The time complexity for the equilibrium index problem of the above approach is O(N), where 'N' represents the number of elements present in an array, and the space complexity is given by O(N).

## Approach: Using Two Pointers

The approach provided aims to determine an array's equilibrium index, which is defined as an index at which the total of the elements at all lower and higher indexes equals one another.

The sum of the elements to the left and right of the pivot index is tracked by the code using the left and right pointers.

### Algorithm:

Step 1: First, the left pointer is initialized to 0, the pivot is set to 0, and the right pointer is set to the total of all the elements in the array, less the first element.

Step 2: After that, the algorithm goes into a while loop, incrementing the pivot index until the pivot index becomes the last index in the array or the left and right pointers are equal.

Step 3: The pivot index is raised and the right pointer is lowered by the value of the element at the current pivot index for each iteration of the loop.

Step 4: The value of an element at the preceding pivot index is added to the left pointer.

Step 5: Next, the method determines whether the left and right pointers are equal. The equilibrium index is returned as the current pivot index if such is the case.
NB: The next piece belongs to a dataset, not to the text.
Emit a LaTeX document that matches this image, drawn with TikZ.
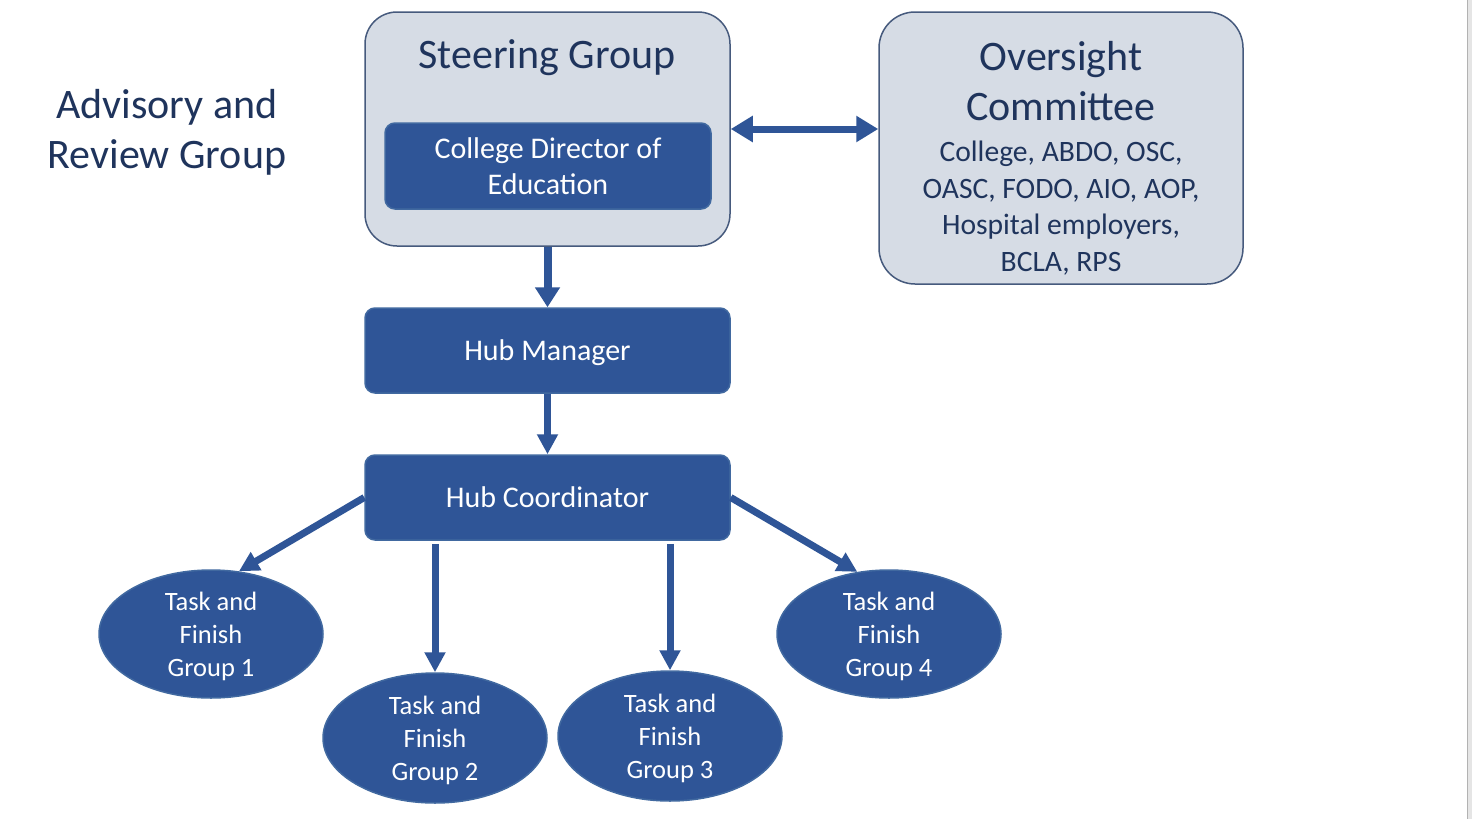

Step 6: The function returns -1, showing that no equilibrium index was reached if the pivot index is the final index in the given array and the left pointer remains not equal to the right pointer.

Implementation:

FileName: PointersEquiliIndex.java

`import java.util.List;import java.io.*;public class PointersEquiliIndex{     public int EquilibriumIndex(List<Integer> num)     {            int leftptr = 0, pivot = 0, rightptr = 0;            for (int i = 1; i < num.size(); i++)            {                 rightptr += num.get(i);            }            while (pivot < num.size() - 1 && rightptr != leftptr)            {                 pivot++;                  rightptr -= num.get(pivot);                  leftptr += num.get(pivot - 1);             }            return (leftptr == rightptr) ? pivot : -1;       }       public static void main(String[] args)       {            List<Integer> num = List.of(-4, 1, 5, 2, -6, 8, 0);            int index = new PointersEquiliIndex().EquilibriumIndex(num);            System.out.println("The Equilibrium index of the given array is: " + index);        }}`

Output:

`The Equilibrium index of the given array is: 3`

Complexity Analysis:

The time complexity for the equilibrium index problem of the above approach is O(N), where 'N' represents the number of elements present in an array, and the space complexity is given by O(1).